* Given request *
Only the lines from the start of the data through the line containing "const yTicks = [90, 95, 100, 105, 110, 115];" should be written out, exactly as they are, with both ends included and the pictures left out.

* Dataset excerpt *
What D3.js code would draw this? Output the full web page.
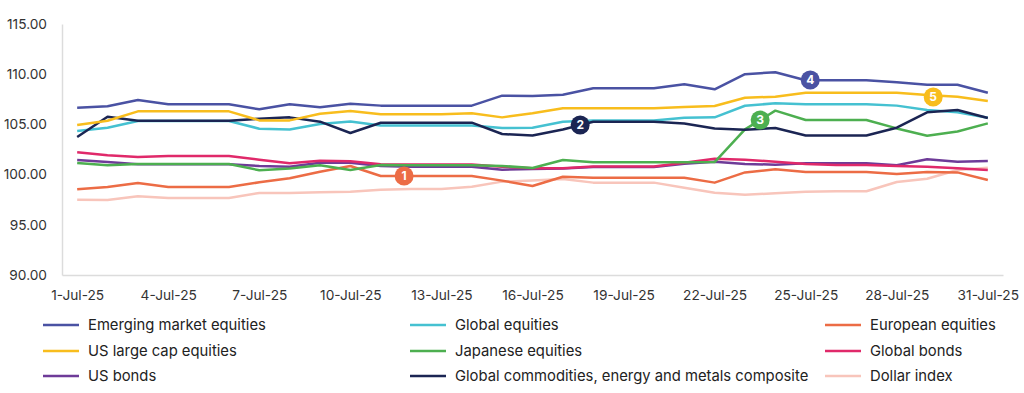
<!DOCTYPE html>
<html lang="en">
<head>
    <title>Asset class performance, July 2025</title>
    <script src="https://d3js.org/d3.v7.min.js"></script>
    <style>
        body { margin: 0; background: #fff; }
        text { font-family: Inter, "Noto Sans", sans-serif; }
    </style>
</head>
<body>
    <div id="chart"></div>

    <script>
        // Days of July 2025 (one point per day)
        const days = [1, 2, 3, 4, 5, 6, 7, 8, 9, 10, 11, 12, 13, 14, 15, 16,
                      17, 18, 19, 20, 21, 22, 23, 24, 25, 26, 27, 28, 29, 30, 31];

        // Tick labels on the x-axis (every third day)
        const tickDays = [1, 4, 7, 10, 13, 16, 19, 22, 25, 28, 31];
        const tickLabels = ["1-Jul-25", "4-Jul-25", "7-Jul-25", "10-Jul-25", "13-Jul-25", "16-Jul-25",
                            "19-Jul-25", "22-Jul-25", "25-Jul-25", "28-Jul-25", "31-Jul-25"];

        const yTicks = [90, 95, 100, 105, 110, 115];

        // Series values (index)
        const emerging = [106.66, 106.8, 107.43, 107.0, 107.0, 107.0, 106.5, 107.0, 106.7, 107.06, 106.87,
                          106.87, 106.87, 106.87, 107.86, 107.83, 107.96, 108.6, 108.6, 108.6, 109.0,
                          108.5, 110.0, 110.2, 109.4, 109.4, 109.4, 109.2, 108.95, 108.95, 108.16];
        const globalEquities = [104.34, 104.67, 105.34, 105.34, 105.34, 105.34, 104.57, 104.5, 105.04, 105.3, 104.9,
                                104.9, 104.9, 104.9, 104.64, 104.67, 105.27, 105.4, 105.4, 105.4, 105.67,
                                105.7, 106.86, 107.1, 107.0, 107.0, 107.0, 106.87, 106.43, 106.2, 105.67];
        const european = [98.54, 98.77, 99.16, 98.77, 98.77, 98.77, 99.23, 99.63, 100.29, 100.86, 99.86,
                          99.86, 99.86, 99.86, 99.4, 98.86, 99.79, 99.69, 99.69, 99.69, 99.69,
                          99.2, 100.22, 100.53, 100.26, 100.26, 100.26, 100.06, 100.26, 100.22, 99.46];
        const usLargeCap = [104.94, 105.37, 106.3, 106.3, 106.3, 106.3, 105.4, 105.4, 106.07, 106.33, 106.0,
                            106.0, 106.0, 106.1, 105.7, 106.1, 106.6, 106.6, 106.6, 106.6, 106.73,
                            106.83, 107.66, 107.76, 108.16, 108.16, 108.16, 108.16, 107.93, 107.76, 107.33];
        const japanese = [101.16, 100.93, 101.06, 101.06, 101.06, 101.06, 100.43, 100.6, 100.93, 100.46, 100.96,
                          100.93, 100.93, 100.93, 100.86, 100.65, 101.45, 101.22, 101.22, 101.22, 101.22,
                          101.25, 104.5, 106.37, 105.44, 105.44, 105.44, 104.6, 103.87, 104.3, 105.1];
        const globalBonds = [102.22, 101.92, 101.75, 101.85, 101.85, 101.85, 101.49, 101.12, 101.39, 101.32, 101.02,
                             101.0, 101.0, 101.0, 100.79, 100.63, 100.63, 100.8, 100.8, 100.8, 101.19,
                             101.59, 101.49, 101.29, 101.06, 100.96, 100.96, 100.86, 100.79, 100.63, 100.46];
        const usBonds = [101.45, 101.25, 101.02, 101.02, 101.02, 101.02, 100.86, 100.79, 101.19, 101.19, 100.86,
                         100.79, 100.79, 100.79, 100.49, 100.56, 100.6, 100.76, 100.76, 100.76, 101.09,
                         101.29, 101.06, 100.99, 101.12, 101.12, 101.12, 100.93, 101.52, 101.29, 101.35];
        const commodities = [103.74, 105.77, 105.37, 105.37, 105.37, 105.37, 105.57, 105.7, 105.27, 104.14, 105.17,
                             105.17, 105.17, 105.17, 104.04, 103.9, 104.5, 105.27, 105.27, 105.27, 105.1,
                             104.6, 104.47, 104.64, 103.9, 103.9, 103.9, 104.67, 106.2, 106.43, 105.64];
        const dollarIndex = [97.5, 97.47, 97.84, 97.67, 97.67, 97.67, 98.17, 98.17, 98.25, 98.3, 98.5,
                             98.57, 98.57, 98.8, 99.3, 99.42, 99.56, 99.2, 99.2, 99.2, 98.7,
                             98.2, 98.0, 98.14, 98.3, 98.34, 98.34, 99.26, 99.59, 100.46, 100.69];

        // Legend order (3 columns x 3 rows, filled row by row)
        const seriesNames = ["Emerging market equities", "Global equities", "European equities",
                             "US large cap equities", "Japanese equities", "Global bonds",
                             "US bonds", "Global commodities, energy and metals composite", "Dollar index"];
        const seriesValues = [emerging, globalEquities, european, usLargeCap, japanese, globalBonds,
                              usBonds, commodities, dollarIndex];
        const seriesColors = ["#4a52a3", "#45c1d1", "#ec6c45", "#f8bd1d", "#4daf50", "#e0296a",
                              "#6e3b98", "#1b2553", "#f8c5bb"];

        // Numbered markers: label, series index, day position, value
        const markerLabels = ["1", "2", "3", "4", "5"];
        const markerSeries = [2, 7, 4, 0, 3];
        const markerDays = [11.77, 17.57, 23.5, 25.15, 29.2];
        const markerValues = [99.86, 104.94, 105.44, 109.42, 107.73];

        const width = 1024;
        const height = 393;
        const plotLeft = 62, plotRight = 1003, plotTop = 24, plotBottom = 275;

        const svg = d3.select("#chart")
            .append("svg")
            .attr("width", width)
            .attr("height", height);

        const x = d3.scaleLinear()
            .domain([0.5, 31.5])
            .range([plotLeft, plotRight]);

        const y = d3.scaleLinear()
            .domain([90, 115])
            .range([plotBottom, plotTop]);

        // y-axis
        const yAxis = svg.append("g")
            .attr("transform", `translate(${plotLeft},0)`)
            .call(d3.axisLeft(y).tickValues(yTicks).tickFormat(d3.format(".2f")).tickSize(0).tickPadding(15));
        yAxis.select(".domain").attr("stroke", "#dcdcdc").attr("stroke-width", 1.5);
        yAxis.selectAll("text").attr("font-size", 13.7).attr("fill", "#333");

        // x-axis
        const xAxis = svg.append("g")
            .attr("transform", `translate(0,${plotBottom})`)
            .call(d3.axisBottom(x).tickValues(tickDays)
                .tickFormat((d, i) => tickLabels[i]).tickSize(0).tickPadding(15));
        xAxis.select(".domain").attr("stroke", "#dcdcdc").attr("stroke-width", 1.5);
        xAxis.selectAll("text").attr("font-size", 13.7).attr("fill", "#333");

        // lines
        const line = d3.line()
            .x((d, i) => x(days[i]))
            .y(d => y(d));

        const drawOrder = [8, 2, 6, 5, 4, 1, 7, 3, 0];
        svg.append("g")
            .selectAll("path")
            .data(drawOrder)
            .join("path")
            .attr("d", k => line(seriesValues[k]))
            .attr("fill", "none")
            .attr("stroke", k => seriesColors[k])
            .attr("stroke-width", 2.5)
            .attr("stroke-linejoin", "round");

        // numbered markers
        const markers = svg.append("g")
            .selectAll("g")
            .data(markerLabels)
            .join("g")
            .attr("transform", (d, i) => `translate(${x(markerDays[i])},${y(markerValues[i])})`);
        markers.append("circle")
            .attr("r", 9.5)
            .attr("fill", (d, i) => seriesColors[markerSeries[i]]);
        markers.append("text")
            .attr("text-anchor", "middle")
            .attr("dy", "0.36em")
            .attr("font-size", 12)
            .attr("font-weight", 700)
            .attr("fill", "#fff")
            .text(d => d);

        // legend
        const colX = [43, 410, 825];
        const rowY = [325, 351, 376];
        const legend = svg.append("g")
            .selectAll("g")
            .data(seriesNames)
            .join("g")
            .attr("transform", (d, i) => `translate(${colX[i % 3]},${rowY[Math.floor(i / 3)]})`);
        legend.append("line")
            .attr("x1", 0).attr("x2", 36)
            .attr("stroke", (d, i) => seriesColors[i])
            .attr("stroke-width", 2.5);
        legend.append("text")
            .attr("x", 45)
            .attr("dy", "0.35em")
            .attr("font-size", 14.8)
            .attr("fill", "#222")
            .text(d => d);
    </script>
</body>
</html>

* Task result *
What D3.js code would draw this? Output the full web page.
<!DOCTYPE html>
<html lang="en">
<head>
    <title>Asset class performance, July 2025</title>
    <script src="https://d3js.org/d3.v7.min.js"></script>
    <style>
        body { margin: 0; background: #fff; }
        text { font-family: Inter, "Noto Sans", sans-serif; }
    </style>
</head>
<body>
    <div id="chart"></div>

    <script>
        // Days of July 2025 (one point per day)
        const days = [1, 2, 3, 4, 5, 6, 7, 8, 9, 10, 11, 12, 13, 14, 15, 16,
                      17, 18, 19, 20, 21, 22, 23, 24, 25, 26, 27, 28, 29, 30, 31];

        // Tick labels on the x-axis (every third day)
        const tickDays = [1, 4, 7, 10, 13, 16, 19, 22, 25, 28, 31];
        const tickLabels = ["1-Jul-25", "4-Jul-25", "7-Jul-25", "10-Jul-25", "13-Jul-25", "16-Jul-25",
                            "19-Jul-25", "22-Jul-25", "25-Jul-25", "28-Jul-25", "31-Jul-25"];

        const yTicks = [90, 95, 100, 105, 110, 115];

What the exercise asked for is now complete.